» Aim
Carry none of the pictures over; write out the complete data exactly.

» Material provided
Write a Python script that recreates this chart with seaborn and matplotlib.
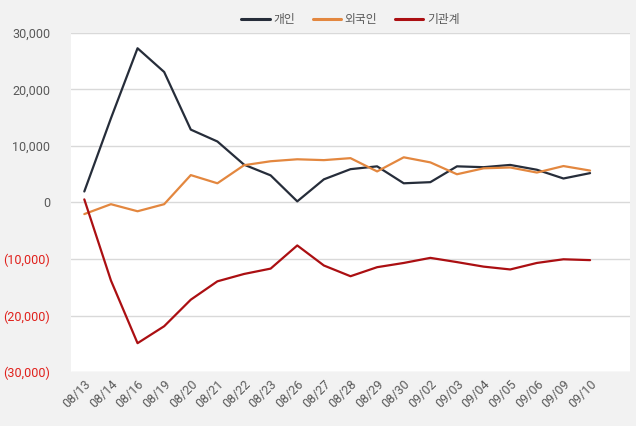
import matplotlib
matplotlib.use("Agg")
import matplotlib.pyplot as plt
import seaborn as sns
import pandas as pd
from matplotlib.ticker import FuncFormatter

dates = ["08/13", "08/14", "08/16", "08/19", "08/20", "08/21", "08/22", "08/23", "08/26", "08/27",
         "08/28", "08/29", "08/30", "09/02", "09/03", "09/04", "09/05", "09/06", "09/09", "09/10"]
individual = [1950, 14900, 27300, 23100, 12900, 10800, 6700, 4800, 200, 4100,
              5900, 6400, 3400, 3600, 6400, 6250, 6650, 5800, 4250, 5200]
foreign = [-2050, -300, -1550, -300, 4850, 3400, 6600, 7300, 7650, 7500,
           7850, 5500, 8000, 7100, 5000, 6050, 6200, 5300, 6450, 5650]
institution = [550, -13800, -24900, -21900, -17200, -13950, -12650, -11700, -7600, -11150,
               -13050, -11450, -10700, -9800, -10550, -11350, -11850, -10700, -10050, -10200]
series_names = ["개인", "외국인", "기관계"]
colors = ["#262d3a", "#e3873f", "#ab0f12"]

sns.set_theme(style="white")
plt.rcParams["font.family"] = ["Roboto", "Noto Sans CJK KR", "DejaVu Sans"]

df = pd.DataFrame({"date": dates * 3,
                   "x": list(range(len(dates))) * 3,
                   "value": individual + foreign + institution,
                   "series": [series_names[0]] * len(dates) + [series_names[1]] * len(dates) + [series_names[2]] * len(dates)})

fig = plt.figure(figsize=(6.36, 4.26), dpi=100, facecolor="#f2f2f2")
ax = fig.add_axes([71 / 636, 1 - 372 / 426, 559 / 636, 339 / 426])
ax.set_facecolor("white")

sns.lineplot(data=df, x="x", y="value", hue="series", hue_order=series_names,
             palette=colors, linewidth=1.6, ax=ax, legend=True, sort=False)

ax.set_xlim(-0.5, len(dates) + 0.5)
ax.set_ylim(-30000, 30000)
ax.set_yticks(range(-30000, 30001, 10000))
ax.yaxis.set_major_formatter(FuncFormatter(lambda v, p: "0" if v == 0 else (f"{v:,.0f}" if v > 0 else f"({-v:,.0f})")))
ax.set_xticks(range(len(dates)))
ax.set_xticklabels(dates, rotation=45, ha="right", rotation_mode="anchor")
ax.tick_params(axis="both", length=0, labelsize=9, colors="#595959")
ax.tick_params(axis="y", pad=15)
ax.tick_params(axis="x", pad=4)
for lbl, v in zip(ax.get_yticklabels(), ax.get_yticks()):
    if v < 0:
        lbl.set_color("#e0201b")
ax.grid(axis="y", color="#d9d9d9", linewidth=1)
ax.grid(axis="x", visible=False)
for s in ax.spines.values():
    s.set_visible(False)
ax.set_xlabel("")
ax.set_ylabel("")

leg = ax.legend(loc="upper center", bbox_to_anchor=(0.5, 1 + 25 / 339), ncol=3, frameon=False,
                fontsize=8.5, handlelength=2.4, handletextpad=0.3, columnspacing=1.5, borderaxespad=0)
for t in leg.get_texts():
    t.set_color("#595959")
for h in leg.get_lines():
    h.set_linewidth(2.2)

fig.savefig("out.png", dpi=100, facecolor=fig.get_facecolor())
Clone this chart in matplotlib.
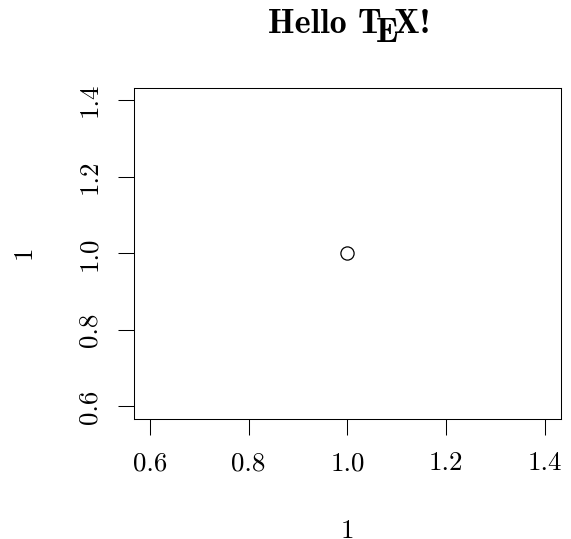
import matplotlib
matplotlib.use("Agg")
import matplotlib.pyplot as plt

# data
x = [1.0]
y = [1.0]
xticks = [0.6, 0.8, 1.0, 1.2, 1.4]
yticks = [0.6, 0.8, 1.0, 1.2, 1.4]
tick_labels = ["0.6", "0.8", "1.0", "1.2", "1.4"]

plt.rcParams['font.family'] = ['cmr10', 'DejaVu Serif']
plt.rcParams['axes.formatter.use_mathtext'] = True

fig = plt.figure(figsize=(5.71, 5.39), dpi=100)
ax = fig.add_axes([134/571, (539-418.7)/539, (560.7-134)/571, 330.7/539])

ax.plot(x, y, 'o', mfc='none', mec='black', ms=9.5, mew=0.9)
ax.set_xlim(0.568, 1.432)
ax.set_ylim(0.568, 1.432)

ax.set_xticks(xticks)
ax.set_xticklabels(tick_labels)
ax.set_yticks(yticks)
ax.set_yticklabels(tick_labels, rotation=90, va='center')
ax.tick_params(direction='out', length=11.5, width=0.75, labelsize=19.4, pad=12)
for s in ax.spines.values():
    s.set_linewidth(0.75)

ax.set_xlabel("1", fontsize=19.4)
ax.xaxis.set_label_coords(0.5, -0.305)
# y label, rotated like R's
fig.text(24/571, 1-252/539, "1", fontsize=19.4, rotation=90, ha='center', va='center')

# title with TeX logo: T, lowered E, X
fs = 24.5
t1 = fig.text(268/571, 1-33/539, "Hello T", fontsize=fs, family='cmb10', ha='left', va='baseline')
t2 = ax.annotate("E", xy=(1, 0), xycoords=t1, xytext=(-0.1667*fs, -6.5), textcoords='offset points',
                 fontsize=fs, family='cmb10', ha='left', va='bottom', annotation_clip=False)
t3 = ax.annotate("X!", xy=(1, 0), xycoords=t2, xytext=(-0.125*fs, 6.5), textcoords='offset points',
                 fontsize=fs, family='cmb10', ha='left', va='bottom', annotation_clip=False)

fig.savefig("out.png", dpi=100)
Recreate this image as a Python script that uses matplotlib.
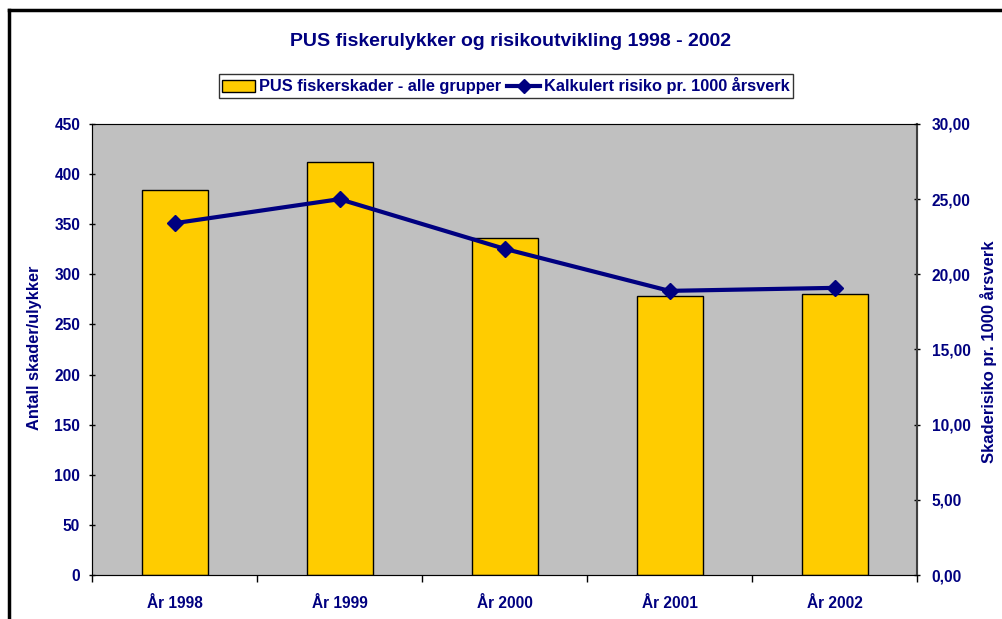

» Task answer
Write a Python script that recreates this chart with seaborn and matplotlib.
import matplotlib
matplotlib.use("Agg")
import matplotlib.pyplot as plt
import seaborn as sns
import pandas as pd
from matplotlib.ticker import FuncFormatter

dates = ["08/13", "08/14", "08/16", "08/19", "08/20", "08/21", "08/22", "08/23", "08/26", "08/27",
         "08/28", "08/29", "08/30", "09/02", "09/03", "09/04", "09/05", "09/06", "09/09", "09/10"]
individual = [1950, 14900, 27300, 23100, 12900, 10800, 6700, 4800, 200, 4100,
              5900, 6400, 3400, 3600, 6400, 6250, 6650, 5800, 4250, 5200]
foreign = [-2050, -300, -1550, -300, 4850, 3400, 6600, 7300, 7650, 7500,
           7850, 5500, 8000, 7100, 5000, 6050, 6200, 5300, 6450, 5650]
institution = [550, -13800, -24900, -21900, -17200, -13950, -12650, -11700, -7600, -11150,
               -13050, -11450, -10700, -9800, -10550, -11350, -11850, -10700, -10050, -10200]
series_names = ["개인", "외국인", "기관계"]
colors = ["#262d3a", "#e3873f", "#ab0f12"]

sns.set_theme(style="white")
plt.rcParams["font.family"] = ["Roboto", "Noto Sans CJK KR", "DejaVu Sans"]

df = pd.DataFrame({"date": dates * 3,
                   "x": list(range(len(dates))) * 3,
                   "value": individual + foreign + institution,
                   "series": [series_names[0]] * len(dates) + [series_names[1]] * len(dates) + [series_names[2]] * len(dates)})

fig = plt.figure(figsize=(6.36, 4.26), dpi=100, facecolor="#f2f2f2")
ax = fig.add_axes([71 / 636, 1 - 372 / 426, 559 / 636, 339 / 426])
ax.set_facecolor("white")

sns.lineplot(data=df, x="x", y="value", hue="series", hue_order=series_names,
             palette=colors, linewidth=1.6, ax=ax, legend=True, sort=False)

ax.set_xlim(-0.5, len(dates) + 0.5)
ax.set_ylim(-30000, 30000)
ax.set_yticks(range(-30000, 30001, 10000))
ax.yaxis.set_major_formatter(FuncFormatter(lambda v, p: "0" if v == 0 else (f"{v:,.0f}" if v > 0 else f"({-v:,.0f})")))
ax.set_xticks(range(len(dates)))
ax.set_xticklabels(dates, rotation=45, ha="right", rotation_mode="anchor")
ax.tick_params(axis="both", length=0, labelsize=9, colors="#595959")
ax.tick_params(axis="y", pad=15)
ax.tick_params(axis="x", pad=4)
for lbl, v in zip(ax.get_yticklabels(), ax.get_yticks()):
    if v < 0:
        lbl.set_color("#e0201b")
ax.grid(axis="y", color="#d9d9d9", linewidth=1)
ax.grid(axis="x", visible=False)
for s in ax.spines.values():
    s.set_visible(False)
ax.set_xlabel("")
ax.set_ylabel("")

leg = ax.legend(loc="upper center", bbox_to_anchor=(0.5, 1 + 25 / 339), ncol=3, frameon=False,
                fontsize=8.5, handlelength=2.4, handletextpad=0.3, columnspacing=1.5, borderaxespad=0)
for t in leg.get_texts():
    t.set_color("#595959")
for h in leg.get_lines():
    h.set_linewidth(2.2)

fig.savefig("out.png", dpi=100, facecolor=fig.get_facecolor())
Clone this chart in matplotlib.
import matplotlib
matplotlib.use("Agg")
import matplotlib.pyplot as plt

# data
x = [1.0]
y = [1.0]
xticks = [0.6, 0.8, 1.0, 1.2, 1.4]
yticks = [0.6, 0.8, 1.0, 1.2, 1.4]
tick_labels = ["0.6", "0.8", "1.0", "1.2", "1.4"]

plt.rcParams['font.family'] = ['cmr10', 'DejaVu Serif']
plt.rcParams['axes.formatter.use_mathtext'] = True

fig = plt.figure(figsize=(5.71, 5.39), dpi=100)
ax = fig.add_axes([134/571, (539-418.7)/539, (560.7-134)/571, 330.7/539])

ax.plot(x, y, 'o', mfc='none', mec='black', ms=9.5, mew=0.9)
ax.set_xlim(0.568, 1.432)
ax.set_ylim(0.568, 1.432)

ax.set_xticks(xticks)
ax.set_xticklabels(tick_labels)
ax.set_yticks(yticks)
ax.set_yticklabels(tick_labels, rotation=90, va='center')
ax.tick_params(direction='out', length=11.5, width=0.75, labelsize=19.4, pad=12)
for s in ax.spines.values():
    s.set_linewidth(0.75)

ax.set_xlabel("1", fontsize=19.4)
ax.xaxis.set_label_coords(0.5, -0.305)
# y label, rotated like R's
fig.text(24/571, 1-252/539, "1", fontsize=19.4, rotation=90, ha='center', va='center')

# title with TeX logo: T, lowered E, X
fs = 24.5
t1 = fig.text(268/571, 1-33/539, "Hello T", fontsize=fs, family='cmb10', ha='left', va='baseline')
t2 = ax.annotate("E", xy=(1, 0), xycoords=t1, xytext=(-0.1667*fs, -6.5), textcoords='offset points',
                 fontsize=fs, family='cmb10', ha='left', va='bottom', annotation_clip=False)
t3 = ax.annotate("X!", xy=(1, 0), xycoords=t2, xytext=(-0.125*fs, 6.5), textcoords='offset points',
                 fontsize=fs, family='cmb10', ha='left', va='bottom', annotation_clip=False)

fig.savefig("out.png", dpi=100)
Recreate this image as a Python script that uses matplotlib.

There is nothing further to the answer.